INSTRUCTIONS TO FOLLOW: Reproduce the first line and every line after it, exactly, through the one containing "plt.rcParams['mathtext.it'] = 'Liberation". Leave out the rest.
==== INFORMATION SUPPLIED
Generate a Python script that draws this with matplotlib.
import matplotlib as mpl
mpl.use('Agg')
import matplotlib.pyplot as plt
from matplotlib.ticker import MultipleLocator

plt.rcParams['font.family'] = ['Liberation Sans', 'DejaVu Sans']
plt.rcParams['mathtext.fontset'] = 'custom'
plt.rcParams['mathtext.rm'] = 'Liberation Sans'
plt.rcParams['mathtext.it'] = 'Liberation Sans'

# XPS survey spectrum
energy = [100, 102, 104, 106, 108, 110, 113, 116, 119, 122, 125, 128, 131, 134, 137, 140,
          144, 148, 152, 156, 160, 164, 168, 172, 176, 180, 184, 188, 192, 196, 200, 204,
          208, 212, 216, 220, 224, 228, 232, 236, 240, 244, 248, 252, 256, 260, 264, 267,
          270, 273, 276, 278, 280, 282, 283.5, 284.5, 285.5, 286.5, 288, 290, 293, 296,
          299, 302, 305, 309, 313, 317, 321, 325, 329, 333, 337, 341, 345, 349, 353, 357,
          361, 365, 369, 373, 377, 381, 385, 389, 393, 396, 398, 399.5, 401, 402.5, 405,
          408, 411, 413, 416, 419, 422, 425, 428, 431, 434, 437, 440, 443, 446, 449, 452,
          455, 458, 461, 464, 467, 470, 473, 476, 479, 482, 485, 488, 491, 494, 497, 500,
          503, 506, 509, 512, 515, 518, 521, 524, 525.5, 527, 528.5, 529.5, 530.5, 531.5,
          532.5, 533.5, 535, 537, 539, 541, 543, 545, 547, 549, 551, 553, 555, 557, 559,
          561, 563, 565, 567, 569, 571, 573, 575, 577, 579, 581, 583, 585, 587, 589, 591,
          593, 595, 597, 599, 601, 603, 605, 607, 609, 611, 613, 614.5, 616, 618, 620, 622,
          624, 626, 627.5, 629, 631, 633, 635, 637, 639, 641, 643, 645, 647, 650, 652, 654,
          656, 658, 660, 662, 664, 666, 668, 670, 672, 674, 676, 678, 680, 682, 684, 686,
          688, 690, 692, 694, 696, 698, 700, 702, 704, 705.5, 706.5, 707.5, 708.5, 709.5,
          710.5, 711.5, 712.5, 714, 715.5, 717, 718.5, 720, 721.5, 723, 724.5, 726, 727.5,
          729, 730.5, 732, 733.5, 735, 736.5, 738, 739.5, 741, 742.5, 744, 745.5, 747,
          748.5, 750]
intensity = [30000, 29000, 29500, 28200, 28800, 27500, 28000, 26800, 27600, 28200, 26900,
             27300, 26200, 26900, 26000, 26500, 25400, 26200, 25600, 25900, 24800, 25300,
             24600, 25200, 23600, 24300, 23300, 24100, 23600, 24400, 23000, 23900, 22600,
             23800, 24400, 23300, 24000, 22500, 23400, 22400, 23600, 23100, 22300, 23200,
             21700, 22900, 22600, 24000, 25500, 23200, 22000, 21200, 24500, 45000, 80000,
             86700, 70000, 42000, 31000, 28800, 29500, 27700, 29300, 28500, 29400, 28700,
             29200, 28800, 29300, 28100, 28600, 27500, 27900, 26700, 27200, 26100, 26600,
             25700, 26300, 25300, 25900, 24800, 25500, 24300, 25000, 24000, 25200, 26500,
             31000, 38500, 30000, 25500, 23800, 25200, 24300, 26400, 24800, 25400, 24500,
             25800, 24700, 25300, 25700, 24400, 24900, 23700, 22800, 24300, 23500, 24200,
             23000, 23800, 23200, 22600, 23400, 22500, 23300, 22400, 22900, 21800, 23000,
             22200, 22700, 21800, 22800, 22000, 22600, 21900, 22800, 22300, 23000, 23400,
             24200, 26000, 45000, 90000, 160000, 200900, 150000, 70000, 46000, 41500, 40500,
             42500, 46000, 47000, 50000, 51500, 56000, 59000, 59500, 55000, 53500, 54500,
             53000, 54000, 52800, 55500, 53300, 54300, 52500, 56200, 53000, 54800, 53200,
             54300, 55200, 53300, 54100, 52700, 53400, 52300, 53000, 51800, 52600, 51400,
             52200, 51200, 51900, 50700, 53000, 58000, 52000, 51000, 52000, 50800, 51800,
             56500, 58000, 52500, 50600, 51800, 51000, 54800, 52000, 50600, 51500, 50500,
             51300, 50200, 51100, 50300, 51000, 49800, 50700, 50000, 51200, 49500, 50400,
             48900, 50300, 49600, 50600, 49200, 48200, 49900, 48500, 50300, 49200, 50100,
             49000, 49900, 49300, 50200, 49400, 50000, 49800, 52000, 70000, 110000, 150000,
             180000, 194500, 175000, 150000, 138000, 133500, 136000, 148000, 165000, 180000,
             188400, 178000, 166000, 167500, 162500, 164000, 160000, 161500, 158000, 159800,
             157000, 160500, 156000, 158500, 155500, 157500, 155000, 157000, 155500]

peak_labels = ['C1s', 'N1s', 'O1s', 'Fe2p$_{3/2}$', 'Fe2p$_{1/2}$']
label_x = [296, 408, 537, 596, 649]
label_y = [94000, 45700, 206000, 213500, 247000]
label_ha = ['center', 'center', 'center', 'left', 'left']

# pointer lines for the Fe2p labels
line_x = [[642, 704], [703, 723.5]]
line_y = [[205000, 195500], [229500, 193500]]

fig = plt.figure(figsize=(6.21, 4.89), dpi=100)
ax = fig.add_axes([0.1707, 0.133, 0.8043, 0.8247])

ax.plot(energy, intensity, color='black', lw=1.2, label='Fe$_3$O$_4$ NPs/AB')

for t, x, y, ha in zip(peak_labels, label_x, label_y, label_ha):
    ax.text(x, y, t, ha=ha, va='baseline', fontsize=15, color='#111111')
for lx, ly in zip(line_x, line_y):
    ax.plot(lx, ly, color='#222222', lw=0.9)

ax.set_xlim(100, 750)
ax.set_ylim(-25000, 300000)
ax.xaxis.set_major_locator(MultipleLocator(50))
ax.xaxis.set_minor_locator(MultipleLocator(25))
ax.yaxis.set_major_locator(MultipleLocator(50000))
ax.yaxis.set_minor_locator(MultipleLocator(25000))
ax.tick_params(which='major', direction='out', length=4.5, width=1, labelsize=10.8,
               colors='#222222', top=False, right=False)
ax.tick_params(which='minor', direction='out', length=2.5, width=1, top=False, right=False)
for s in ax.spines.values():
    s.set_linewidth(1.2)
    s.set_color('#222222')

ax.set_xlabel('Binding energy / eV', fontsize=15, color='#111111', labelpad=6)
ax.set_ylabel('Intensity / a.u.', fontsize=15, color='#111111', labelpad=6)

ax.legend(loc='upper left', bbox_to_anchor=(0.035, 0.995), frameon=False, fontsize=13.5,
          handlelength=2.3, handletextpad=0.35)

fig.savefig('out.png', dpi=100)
========
ANSWER TO THE EXERCISE:
Generate a Python script that draws this with matplotlib.
import matplotlib as mpl
mpl.use('Agg')
import matplotlib.pyplot as plt
from matplotlib.ticker import MultipleLocator

plt.rcParams['font.family'] = ['Liberation Sans', 'DejaVu Sans']
plt.rcParams['mathtext.fontset'] = 'custom'
plt.rcParams['mathtext.rm'] = 'Liberation Sans'
plt.rcParams['mathtext.it'] = 'Liberation Sans'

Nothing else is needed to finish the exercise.